Synthesis Of CdSe/ZnS QDs In Ethanol And Their Optical Behaviors

Nanometer semiconductor quantum dots (QDs), because of their unique quantum size effect and the quantum confined effect as well as excellent fluorescence properties, can be used in solar cells, marking biological molecules or cells, ion detection and so on. The QDs synthesized by aqueous phase are easy to use with low cost and less toxicity. However, as compared to those synthesized from organic phase, the fluorescent performance of the QDs from aqueous phase is rather poor.
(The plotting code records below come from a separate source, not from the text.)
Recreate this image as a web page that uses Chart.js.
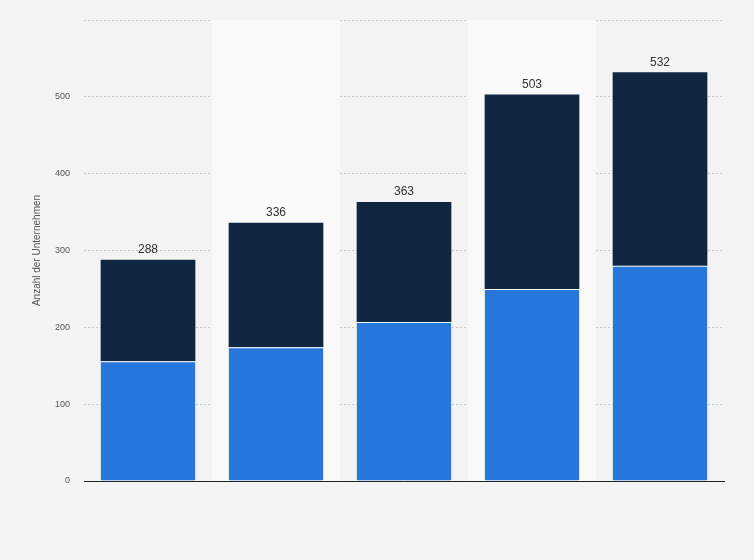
<!DOCTYPE html>
<html><head><meta charset="utf-8">
<script src="https://cdn.jsdelivr.net/npm/chart.js@4"></script>
<style>html,body{margin:0;padding:0;background:#f4f4f4}#w{width:754px;height:560px}</style>
</head><body><div id="w"><canvas id="c"></canvas></div>
<script>
const categories = ["1","2","3","4","5"];
const seriesLower = [156, 174, 207, 250, 280];
const seriesUpper = [132, 162, 156, 253, 252];
const totals = [288, 336, 363, 503, 532];
const yTicks = [0,100,200,300,400,500,600];

const bands = {id:'bands', beforeDatasetsDraw(ch){
  const {ctx, chartArea:a} = ch;
  const w = (a.right-a.left)/categories.length;
  ctx.save(); ctx.fillStyle='#fafafa';
  categories.forEach((c,i)=>{ if(i%2===1) ctx.fillRect(a.left+i*w, a.top, w, a.bottom-a.top); });
  ctx.restore();
}};
const labels = {id:'lbl', afterDatasetsDraw(ch){
  const {ctx} = ch; const m = ch.getDatasetMeta(1);
  ctx.save(); ctx.font='12px "Liberation Sans", Arial'; ctx.fillStyle='#333'; ctx.textAlign='center'; ctx.textBaseline='bottom';
  m.data.forEach((b,i)=>ctx.fillText(totals[i], b.x, b.y-4));
  ctx.restore();
}};
new Chart(document.getElementById('c'), {
  type:'bar',
  data:{labels:categories, datasets:[
    {data:seriesLower, backgroundColor:'#2776dc', borderColor:'#ffffff', borderWidth:{top:1}, borderSkipped:false, categoryPercentage:0.74, barPercentage:1},
    {data:seriesUpper, backgroundColor:'#0f2740', categoryPercentage:0.74, barPercentage:1}
  ]},
  options:{responsive:true, maintainAspectRatio:false, animation:false,
    layout:{padding:{left:31,right:30,top:20,bottom:71}},
    plugins:{legend:{display:false}, tooltip:{enabled:false}},
    scales:{
      x:{stacked:true, grid:{display:false}, border:{color:'#222',width:1}, ticks:{display:false}},
      y:{stacked:true, min:0, max:600, afterBuildTicks(s){s.ticks=yTicks.map(v=>({value:v}));},
        afterFit(s){s.width=53;},
        ticks:{color:'#555', font:{size:9,family:'"Liberation Sans", Arial'}, padding:14, callback:v=>v===600?'':v},
        grid:{color:'#c8c8c8', drawTicks:false}, border:{display:false, dash:[2,2]},
        title:{display:true, text:'Anzahl der Unternehmen', color:'#555', padding:0, font:{size:10,family:'"Liberation Sans", Arial'}}}
    }},
  plugins:[bands, labels]
});
</script></body></html>
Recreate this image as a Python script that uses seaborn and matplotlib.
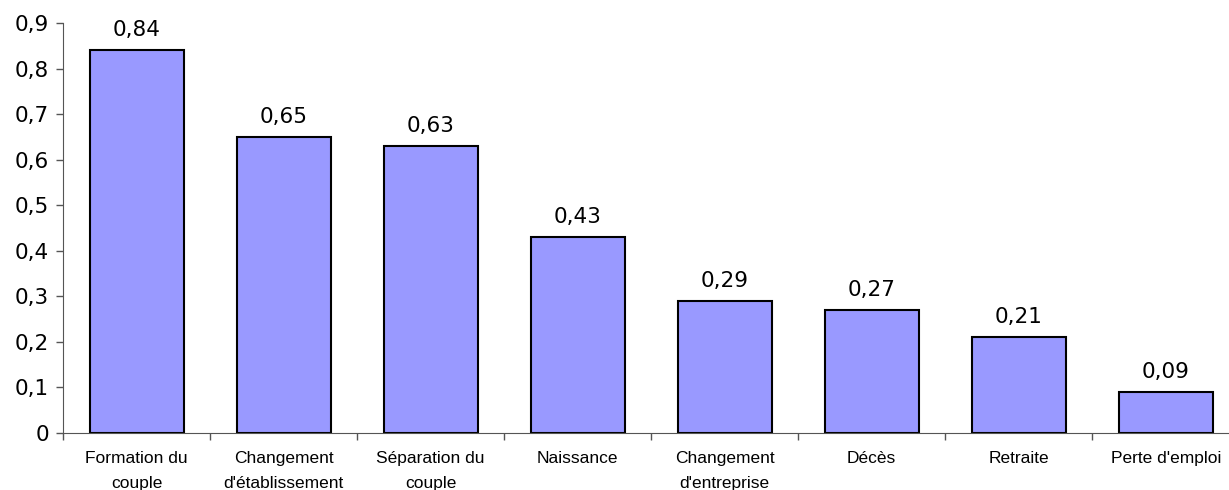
import numpy as np
import pandas as pd
import seaborn as sns
import matplotlib.pyplot as plt
from matplotlib.ticker import FixedLocator, FuncFormatter

# data
categories = ["Formation du\ncouple", "Changement\nd'établissement", "Séparation du\ncouple",
              "Naissance", "Changement\nd'entreprise", "Décès", "Retraite", "Perte d'emploi"]
values = [0.84, 0.65, 0.63, 0.43, 0.29, 0.27, 0.21, 0.09]
yticks = [0, 0.1, 0.2, 0.3, 0.4, 0.5, 0.6, 0.7, 0.8, 0.9]

df = pd.DataFrame({"cat": categories, "val": values})

sns.set_style("white")
plt.rcParams["font.family"] = ["DejaVu Sans"]

fig = plt.figure(figsize=(12.29, 4.9), dpi=100)
ax = fig.add_axes([0.0513, 0.1163, 0.957, 0.8367])

sns.barplot(data=df, x="cat", y="val", color="#9999FF", saturation=1,
            width=0.64, edgecolor="black", linewidth=1.5, ax=ax)

for i, v in enumerate(values):
    ax.text(i, v + 0.022, f"{v:.2f}".replace(".", ","), ha="center", va="bottom",
            fontsize=15.5, color="black")

ax.set_ylim(0, 0.9)
ax.set_xlim(-0.5, len(categories) - 0.5)
ax.set_yticks(yticks)
ax.yaxis.set_major_formatter(FuncFormatter(lambda v, p: "0" if v == 0 else f"{v:.1f}".replace(".", ",")))
ax.tick_params(axis="y", labelsize=15.5, labelcolor="black", length=5, width=1,
               color="#555555", direction="out", left=True, pad=5)

# category ticks sit between bars
ax.xaxis.set_minor_locator(FixedLocator(np.arange(-0.5, len(categories), 1)))
ax.tick_params(axis="x", which="major", length=0, pad=13, labelcolor="black")
ax.tick_params(axis="x", which="minor", length=5, width=1, color="#555555", direction="out", bottom=True)
for lab in ax.get_xticklabels():
    lab.set_fontfamily("Liberation Sans")
    lab.set_fontsize(12.5)
    lab.set_linespacing(1.8)

ax.set_xlabel("")
ax.set_ylabel("")
for s in ["top", "right"]:
    ax.spines[s].set_visible(False)
ax.spines["left"].set_color("#555555")
ax.spines["bottom"].set_color("#555555")

plt.savefig("out.png", dpi=100)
As inspired by the fact that water is small molecule, we synthesized CdSe QDs in ethanol. Then we tried synthesis of CdSe/ZnS QDs in ethanol and investigated the optical behaviors of the QDs.First of all, the CdSe QDs were synthesized from water and ethanol. Their optical properties were assessed via ultraviolet-visible (UV-Vis) absorption spectrum and fluorescence spectrum. We compared their optical performances to clearify the effect of solvent. The results show that the CdSe QDs from ethanol have super PL eimission with high brightness. Ligands have an important influence on the optical properties of QDs. So we used two kinds of ligands (TGA and MPA) to synthesize CdSe QDs. The results show that when TGA is used as ligand, the obtained CdSe QDs have better fluorescence performance.Secondly, the core-shell structure of QDs can reduce the surface defects, leading to better optical performance and stability. In order to further improve the fluorescence performance of the CdSe QDs, we synthesized core-shell CdSe/ZnS QDs in ethanol by cladding the CdSe QDs with a ZnS shell. In order to find an appropriate method to synthesize the core-shell CdSe/ZnS QDs, the CdSe QDs were cladded in water and in ethanol for comparision. The ultraviolet-visible absorption spectrum and fluorescence spectrum was used to characterize their optical properties. The results show that by cladding the CdSe QDs in ethanol, the optical performance and stability of the CdSe/ZnS QDs have better fluorescence performance.Finally, we studied the core-shell CdSe/ZnS QDs synthesized under different temperature with different amount of ZnS. Then we used ultraviolet-visible absorption spectrum and fluorescence spectrum to characterize their optical properties. The results show that as the reaction temperature increases from 30℃ to 70℃, the core-shell CdSe/ZnS QDs grow faster and the optical properties of the QDs are better. When the Cd/Zn was 1/6, the fluorescence properties of the core-shell CdSe/ZnS QDs are the best.